Often species names between human extracted data and model extracted data will not match, for example as a result of humans using species' abbreviated name as opposed to its full name. Additionally models will sometimes erratically and add characters that might go undetected, especially if OCR extracted text was used. In order to have a good idea of model performance it is then often important to standardize species names. Here is an example for paper 1 in our dataset:

geonames = data.frame(
  human_names = geotest[geotest$ID == 1 & geotest$Type == "Ground truth", "Species"],
  model_names = geotest[geotest$ID == 1 & geotest$Type == "Model", "Species"]
  )

mismatch = c(1:nrow(geonames))[geonames$human_names != geonames$model_names]
geonames = kableExtra::kable(geonames)
geonames = kableExtra::row_spec(geonames, mismatch, color = "red")

geonames

By using process_species_names() we standardize our species names and our data is correctly associated as referring to the same species.

geotest$Species = process_species_names(geotest$Species)

geonames = data.frame(
  human_names = geotest[geotest$ID == 1 & geotest$Type == "Ground truth", "Species"],
  model_names = geotest[geotest$ID == 1 & geotest$Type == "Model", "Species"]
  )
geonames = kableExtra::kable(geonames)
geonames = kableExtra::row_spec(geonames, mismatch, color = "green")

geonames

Process outliers

Often it pays off to be suspicious of data generated automatically through machine learning (one could argue this true of human generated data as well). For this we'll use the utilities in package gecko, which arete calls. In order for it to work, gecko needs to be setup which we recommend you do after reading the documentation of functions gecko::gecko.setDir() and gecko::gecko.worldclim(). Setup will require a one-time potentially heavy download of an environmental dataset, WorldClim. Function gecko::outliers.detect will use this data to determine which points are likely outliers through different methods, including calculating the environmental and geographic distance between points and training a support vector machine model on supplied data. The outcome of these methods are collected in separate columns and the total number of methods suggesting a given point as an outlier is shown in column possible.outliers We then have:

geoout = gecko::outliers.detect(geocoords[2:1])

kableExtra::kable(geoout)

Create performance reports

Finally, we can determine how our model performed by processing all of our data through function performance_report(). This function takes two initial tables of equal formatting, one of human extracted data and another of model extracted data and computes a series of metrics that are helpful to get a sense of where mistakes might be found.

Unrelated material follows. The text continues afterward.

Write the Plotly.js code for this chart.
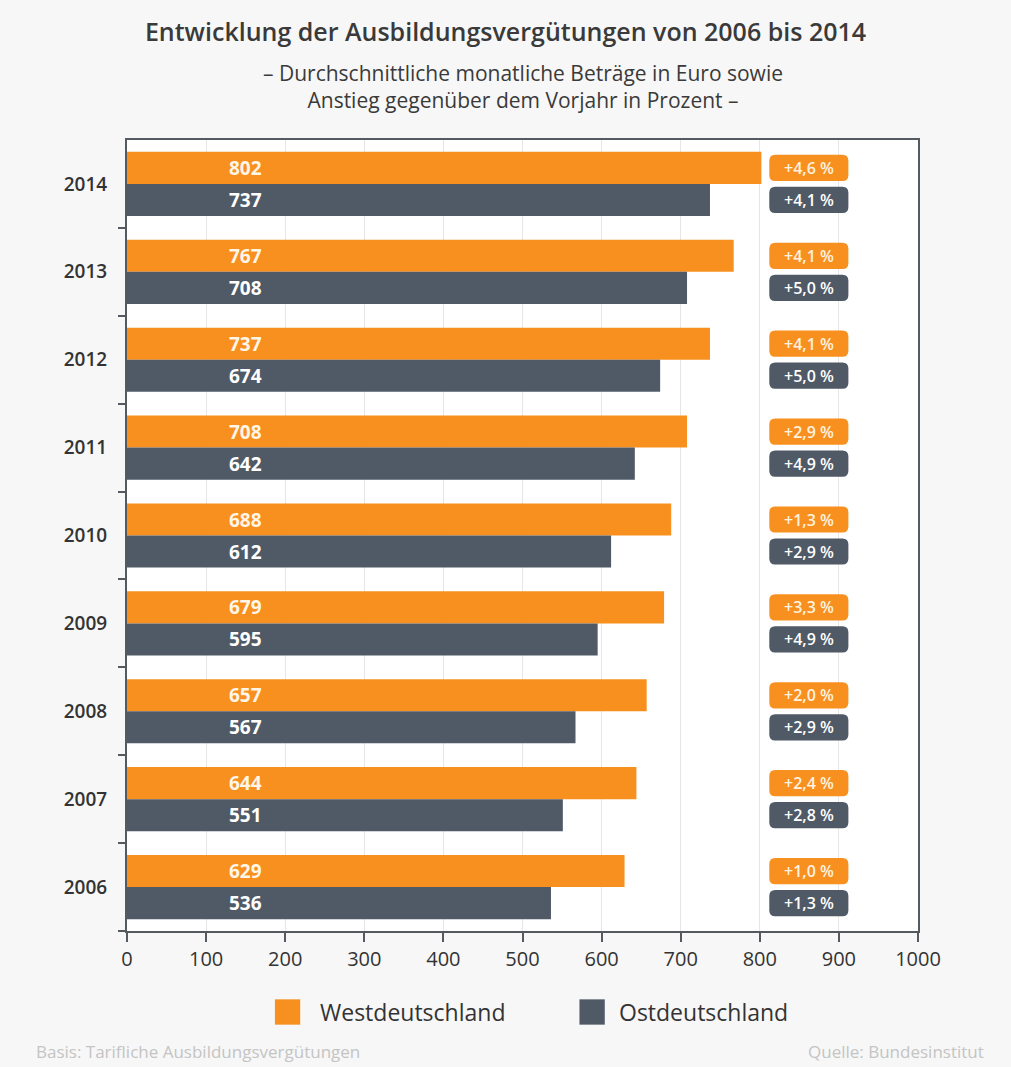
<!DOCTYPE html>
<html>
<head>
<meta charset="utf-8">
<script src="https://cdn.plot.ly/plotly-3.0.1.min.js"></script>
<style>
html,body{margin:0;padding:0;background:#f7f7f7;}
#chart{width:1011px;height:1067px;}
</style>
</head>
<body>
<div id="chart"></div>
<script>
const years = ["2014","2013","2012","2011","2010","2009","2008","2007","2006"];
const west = [802, 767, 737, 708, 688, 679, 657, 644, 629];
const east = [737, 708, 674, 642, 612, 595, 567, 551, 536];
const westPct = ["+4,6 %","+4,1 %","+4,1 %","+2,9 %","+1,3 %","+3,3 %","+2,0 %","+2,4 %","+1,0 %"];
const eastPct = ["+4,1 %","+5,0 %","+5,0 %","+4,9 %","+2,9 %","+4,9 %","+2,9 %","+2,8 %","+1,3 %"];
const seriesNames = ["Westdeutschland", "Ostdeutschland"];
const xTicks = [0,100,200,300,400,500,600,700,800,900,1000];

const ORANGE = "#f7901e";
const GRAY = "#505a66";
const FONT = "Open Sans, Noto Sans, sans-serif";

const traces = [
  {type:"bar", orientation:"h", name:seriesNames[0], y:years, x:west,
   marker:{color:ORANGE}, hoverinfo:"x"},
  {type:"bar", orientation:"h", name:seriesNames[1], y:years, x:east,
   marker:{color:GRAY}, hoverinfo:"x"},
  // empty helper trace so the boundary-tick axis is drawn
  {type:"scatter", mode:"markers", x:[], y:[], yaxis:"y2", hoverinfo:"skip", showlegend:false}
];

const annotations = [];
const shapes = [];
const BAR_SHIFT = 16;      // px offset of each bar centre from category centre
const BAND_PX = 791 / years.length;
const LABEL_X = 150;
const BADGE_X = 862;
const BADGE_HALF_W = 50;   // data units
const BADGE_HALF_H = 14 / BAND_PX; // category units
const RX = 7.5, RY = 6 / BAND_PX;  // corner radii

function roundRect(x0, x1, y0, y1) {
  return `M ${x0+RX},${y0} L ${x1-RX},${y0} Q ${x1},${y0} ${x1},${y0+RY} ` +
         `L ${x1},${y1-RY} Q ${x1},${y1} ${x1-RX},${y1} L ${x0+RX},${y1} ` +
         `Q ${x0},${y1} ${x0},${y1-RY} L ${x0},${y0+RY} Q ${x0},${y0} ${x0+RX},${y0} Z`;
}

years.forEach((yr, i) => {
  const off = BAR_SHIFT / BAND_PX;
  const yW = i - off, yE = i + off;  // reversed axis: smaller index is higher
  shapes.push({type:"path", xref:"x", yref:"y", layer:"above",
    path:roundRect(BADGE_X-BADGE_HALF_W, BADGE_X+BADGE_HALF_W, yW-BADGE_HALF_H+0.01, yW+BADGE_HALF_H-0.01),
    fillcolor:ORANGE, line:{width:0}});
  shapes.push({type:"path", xref:"x", yref:"y", layer:"above",
    path:roundRect(BADGE_X-BADGE_HALF_W, BADGE_X+BADGE_HALF_W, yE-BADGE_HALF_H+0.01, yE+BADGE_HALF_H-0.01),
    fillcolor:GRAY, line:{width:0}});

  annotations.push({x:LABEL_X, y:i, xref:"x", yref:"y", yshift:BAR_SHIFT, text:String(west[i]),
    showarrow:false, font:{family:FONT, size:19, color:"#fff6e8", weight:700}});
  annotations.push({x:LABEL_X, y:i, xref:"x", yref:"y", yshift:-BAR_SHIFT, text:String(east[i]),
    showarrow:false, font:{family:FONT, size:19, color:"#ffffff", weight:700}});
  annotations.push({x:BADGE_X, y:i, xref:"x", yref:"y", yshift:BAR_SHIFT, text:westPct[i],
    showarrow:false, font:{family:FONT, size:16, color:"#fff3e0", weight:600}});
  annotations.push({x:BADGE_X, y:i, xref:"x", yref:"y", yshift:-BAR_SHIFT, text:eastPct[i],
    showarrow:false, font:{family:FONT, size:16, color:"#ffffff", weight:600}});
});

// subtitle
annotations.push({xref:"paper", yref:"paper", x:0.5, y:1.068, xanchor:"center", yanchor:"middle",
  text:"– Durchschnittliche monatliche Beträge in Euro sowie<br>Anstieg gegenüber dem Vorjahr in Prozent –",
  showarrow:false, font:{family:FONT, size:21, color:"#3a3a3a"}});

// legend (custom)
const legY = -0.1024;
annotations.push({xref:"paper", yref:"paper", x:0.241, y:legY, xanchor:"left", yanchor:"middle",
  text:seriesNames[0], showarrow:false, font:{family:FONT, size:23, color:"#333333"}});
annotations.push({xref:"paper", yref:"paper", x:0.620, y:legY, xanchor:"left", yanchor:"middle",
  text:seriesNames[1], showarrow:false, font:{family:FONT, size:23, color:"#333333"}});
shapes.push({type:"rect", xref:"paper", yref:"paper", x0:0.187, x1:0.219, y0:legY-0.016, y1:legY+0.016,
   fillcolor:ORANGE, line:{width:0}});
shapes.push({type:"rect", xref:"paper", yref:"paper", x0:0.572, x1:0.604, y0:legY-0.016, y1:legY+0.016,
   fillcolor:GRAY, line:{width:0}});

// footer
annotations.push({xref:"paper", yref:"paper", x:0.297, y:-0.152, xanchor:"right", yanchor:"middle",
  text:"Basis: Tarifliche Ausbildungsvergütungen", showarrow:false, font:{family:FONT, size:17, color:"#c4c4c4"}});
annotations.push({xref:"paper", yref:"paper", x:0.858, y:-0.152, xanchor:"left", yanchor:"middle",
  text:"Quelle: Bundesinstitut", showarrow:false, font:{family:FONT, size:17, color:"#c4c4c4"}});

const boundaryTicks = years.map((_, i) => i + 0.5);

const layout = {
  width:1011, height:1067,
  margin:{l:127, r:93, t:140, b:136},
  paper_bgcolor:"#f7f7f7",
  plot_bgcolor:"#ffffff",
  barmode:"group",
  bargap:0.27,
  bargroupgap:0,
  showlegend:false,
  title:{text:"Entwicklung der Ausbildungsvergütungen von 2006 bis 2014",
    x:0.5, xanchor:"center", y:0.970, yanchor:"middle",
    font:{family:FONT, size:25, color:"#3a3a3a", weight:600}},
  xaxis:{range:[0,1000], tickvals:xTicks, ticktext:xTicks.map(String),
    showgrid:true, gridcolor:"#e6e6e6", gridwidth:1,
    ticks:"outside", ticklen:9, tickcolor:"#555a60", tickwidth:2,
    showline:true, linecolor:"#555a60", linewidth:2, mirror:true,
    zeroline:false, fixedrange:true,
    tickfont:{family:FONT, size:20, color:"#333333"}},
  yaxis:{type:"category", categoryorder:"array", categoryarray:years,
    range:[years.length - 0.5, -0.5], autorange:false,
    ticks:"", showline:true, linecolor:"#555a60", linewidth:2, mirror:true,
    showgrid:false, ticklabelstandoff:14, fixedrange:true,
    tickfont:{family:FONT, size:19, color:"#333333", weight:600}},
  yaxis2:{overlaying:"y", side:"left", type:"linear",
    range:[years.length - 0.5, -0.5], autorange:false,
    tickvals:boundaryTicks, ticks:"outside", ticklen:8, tickcolor:"#555a60", tickwidth:2,
    showticklabels:false, showline:false, showgrid:false, zeroline:false, fixedrange:true},
  annotations:annotations,
  shapes:shapes
};

Plotly.newPlot("chart", traces, layout, {displayModeBar:false, responsive:false});
</script>
</body>
</html>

geotest = cbind(geotest[,1:2], geocoords, geotest[,4:5])

geotest = list(
  GT = geotest[geotest$Type == "Ground truth", 1:5],
  MD = geotest[geotest$Type == "Model", 1:5]
)

geo_report = performance_report(geotest$GT, geotest$MD, full_locations = "both", verbose = FALSE, rmds = FALSE)

For locations, the Levenshtein distance is calculated between terms. For coordinates, it creates one confusion matrix for every species in common between sets. These are composed of True Positives (TP, perfectly matching coordinates from both tables), False Positives (FP, coordinates showing up only on the model extracted data) and False Negatives (FN, coordinates showing up only on the human extracted data). True Negatives are assumed to not apply. Several metrics are then calculated using the confusion matrix, including accuracy, precision, recall and the F1 score, the details of which can be found in the documentation of performance_report(). An additional global confusion matrix is created which also includes errors (FP and FN) that are the result of species unique to each set. More metrics appear on the extended reports created through rmds = FALSE, including versions of these already mentioned metrics that are weighed by the degree of error being shown. i.e., if the model hallucinates a data point that is close to existing points its weight as a False Positive is less than if it hallucinated a data point completely different from all other points.